Those of you who are regular readers of this column may recall that some months ago, I acquired my Fantasy Hair—I got long hair thanks to extensions from Paul Prine at S'Moak Salon (622 Duling Ave., 601-982-5313). The extensions he gave me were weft extensions, which are intended to add length and consist of basically a whole row of hair that is attached to your own hair with beads. They did the job of giving me long hair, but required a lot of maintenance by way of blowouts, going to have the beads moved up every few weeks and such. Nobody ever said a good thing (or good hair) comes easily, and these definitely proved that point.

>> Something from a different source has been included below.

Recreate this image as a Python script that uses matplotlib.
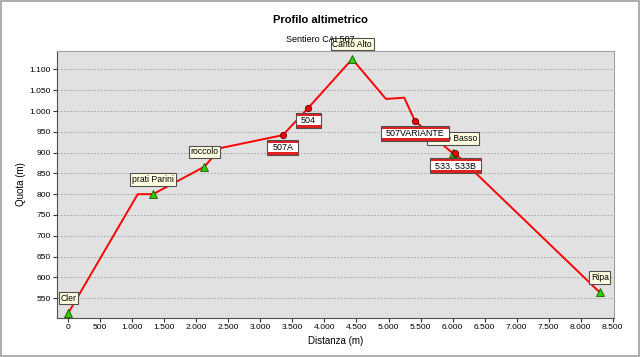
import matplotlib
matplotlib.use("Agg")
import matplotlib.pyplot as plt
from matplotlib.patches import Rectangle
from matplotlib.transforms import IdentityTransform
from matplotlib.ticker import FuncFormatter, MultipleLocator

plt.rcParams["font.family"] = ["Liberation Sans", "DejaVu Sans"]

# =========================
# DATA
# =========================
dist = [0, 1084, 1323, 2125, 2380, 3350, 3745, 4433, 4960, 5245, 5413, 6006, 6042, 8297]
quota = [514, 800, 800, 866, 911, 942, 1007, 1125, 1029, 1032, 976, 898, 898, 564]

wp_names = ["Cler", "prati Parini", "roccolo", "Canto Alto", "Canto Basso", "Ripa"]
wp_dist = [0, 1323, 2125, 4433, 6006, 8297]
wp_quota = [514, 800, 866, 1125, 898, 564]

route_names = ["507A", "504", "507VARIANTE", "533, 533B"]
route_dist = [3350, 3745, 5413, 6042]
route_quota = [942, 1007, 976, 898]

title = "Profilo altimetrico"
subtitle = "Sentiero CAI 507"


def thousands(v, pos):
    return f"{int(round(v)):,}".replace(",", ".")


fig = plt.figure(figsize=(6.4, 3.57), dpi=100)
fig.patch.set_facecolor("white")
ax = fig.add_axes([0.0886, 0.110, 0.8708, 0.748])
ax.set_facecolor("#e1e1e1")

# profile line
ax.plot(dist, quota, color="#ff0000", lw=1.4, zorder=3)

# markers
ax.plot(wp_dist, wp_quota, ls="none", marker="^", ms=6, mfc="#33cc00",
        mec="#1a5a00", mew=0.6, zorder=4)
ax.plot(route_dist, route_quota, ls="none", marker="o", ms=4.5, mfc="#ee0000",
        mec="#600000", mew=0.6, zorder=4)

# waypoint labels (yellow tooltips)
for n, x, y in zip(wp_names, wp_dist, wp_quota):
    ax.annotate(n, (x, y), xytext=(0, 7.5), textcoords="offset points",
                ha="center", va="bottom", fontsize=6.2, zorder=5,
                annotation_clip=False,
                bbox=dict(boxstyle="square,pad=0.2", fc="#ffffe1",
                          ec="#505050", lw=0.8))

# route labels (CAI red-white-red)
route_texts = []
for n, x, y in zip(route_names, route_dist, route_quota):
    t = ax.annotate(n, (x, y), xytext=(0, -5.8), textcoords="offset points",
                    ha="center", va="top", fontsize=6.4, zorder=8,
                    annotation_clip=False)
    route_texts.append(t)

# axes
ax.set_xlim(-180, 8520)
ax.set_ylim(503, 1145)
ax.xaxis.set_major_locator(MultipleLocator(500))
ax.set_yticks(list(range(550, 1101, 50)))
ax.xaxis.set_major_formatter(FuncFormatter(thousands))
ax.yaxis.set_major_formatter(FuncFormatter(thousands))
ax.tick_params(axis="both", labelsize=6.1, length=3, width=0.8,
               color="#303030", pad=1.5)
ax.yaxis.grid(True, color="#a0a0a0", lw=0.6, ls=(0, (2, 2)))
ax.set_axisbelow(True)
for s in ["top", "right"]:
    ax.spines[s].set_color("#a0a0a0")
for s in ["left", "bottom"]:
    ax.spines[s].set_color("#505050")
ax.set_xlabel("Distanza (m)", fontsize=7, labelpad=3.5)
ax.set_ylabel("Quota (m)", fontsize=7, labelpad=2)

fig.text(0.5, 1 - 20 / 357, title, ha="center", va="center",
         fontsize=8, fontweight="bold")
fig.text(0.5, 1 - 40 / 357, subtitle, ha="center", va="center", fontsize=6.5)

# outer frame
fig.add_artist(Rectangle((0.001, 0.002), 0.997, 0.995, transform=fig.transFigure,
                         fill=False, ec="#a0a0a0", lw=1.2))

# build red-white-red boxes round the route labels, in pixels
fig.canvas.draw()
r = fig.canvas.get_renderer()
for t in route_texts:
    bb = t.get_window_extent(r)
    band = 3
    x0, x1 = bb.x0 - 5, bb.x1 + 5
    y0, y1 = bb.y0 - band, bb.y1 + band
    ax.add_artist(Rectangle((x0, y0), x1 - x0, y1 - y0, transform=IdentityTransform(),
                            fc="white", ec="none", zorder=6, clip_on=False))
    for yb in (y0, y1 - band):
        ax.add_artist(Rectangle((x0, yb), x1 - x0, band, transform=IdentityTransform(),
                                fc="#e02020", ec="none", zorder=6.5, clip_on=False))
    ax.add_artist(Rectangle((x0, y0), x1 - x0, y1 - y0, transform=IdentityTransform(),
                            fill=False, ec="#505050", lw=0.8, zorder=6.6, clip_on=False))

fig.savefig("out.png", dpi=100)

But as it turns out, that endeavor was only my first step down the path toward long, luscious and low-maintenance locks. And so, dear readers, I invite you to continue with me on my journey. Around the time those first extensions were ready to come out, two things happened. First, Sarah Thomas, my stylist at S'Moak, told me that my own hair was now long enough to use the kind of extensions she uses. She promised that while they are a larger initial investment (of both the time it takes to put them in and money) than the weft type, they require much less maintenance, look great when you let them dry naturally, and are easy to play with and style, ultimately making them worth it.
Second, I watched the Chris Rock-produced documentary "Good Hair." That film focuses on African American women's hair and the industries and intense treatments surrounding it. It also involves a great deal of discussion about weaves. That, combined with my continued enjoyment of the "Real Housewives" franchise, which features more extensions than you can fathom, egged me on to tell Sarah: "OK. Let's do it."
Armed with a book and a stack of magazines, I set off one afternoon to spend five hours at S'Moak getting the good hair. The process involved bundles of hair from which Sarah pulled small sections, an instrument resembling a hot glue gun and lots of patience. The reward is well worth the hours, though frankly, I'm still struggling to explain that fact to some—most notably my incredulous mother, who remains at a loss over the entire concept.
"So why are you getting more?" She asked. "Because I want long hair. And this is good hair. Better than the first ones."
Then she turned all Barbara Walters on me, asking follow-up questions: "So, you'll just get them until your own hair is that length?" Perhaps. But they can also add volume, not just length. I'm afraid that much like my beloved Housewives, I am a victim of the good hair siren song.
But, really, rather than a victim, I feel empowered by the wisdom of a good stylist. Sarah has been mine for several years, and she's yet to steer me wrong. Everything she said about this hair is true: it's easy to maintain, and it looks great when I just let it air dry, which is not true of my natural hair. The ultimate validation are the people who simply remark that my hair has gotten long and looks good—they can't even tell! (I suppose I could have not written this column and kept it a secret, but y'all get to know all my dirt.)
OK, that's almost true. The ultimate validation was really when I met my friend Eddie Outlaw (co-owner of William Wallace Salon) at Pi(e) Lounge (565 Taylor St., 601-368-1919, salandmookies.com) for happy hour one night to talk about Jackson things and catch up, and he complimented my long mane.
In a further effort to try something seemingly high-maintenance that ultimately results in less, I made an appointment with Becky Mayoros, the new nail technician at S'Moak. I'd heard about the new shellac nail polish that is only available at salons. Since like many women, I chip my fingernail polish immediately, I was eager to test the claim that the shellac polish lasts up to three weeks. Though the color choices are limited, I found a good one, and I'm happy to report that two weeks in, it still looks good!
Becky says she recommends giving your nails a two-week break from it every so often, but I think I may have finally found a way to believe a manicure is worth it.
The moral in my story is, I think, twofold: first, like good clothes and shoes, a good salon treatment can be a solid investment that is worth it in the long run; and second, you should always listen to a good stylist.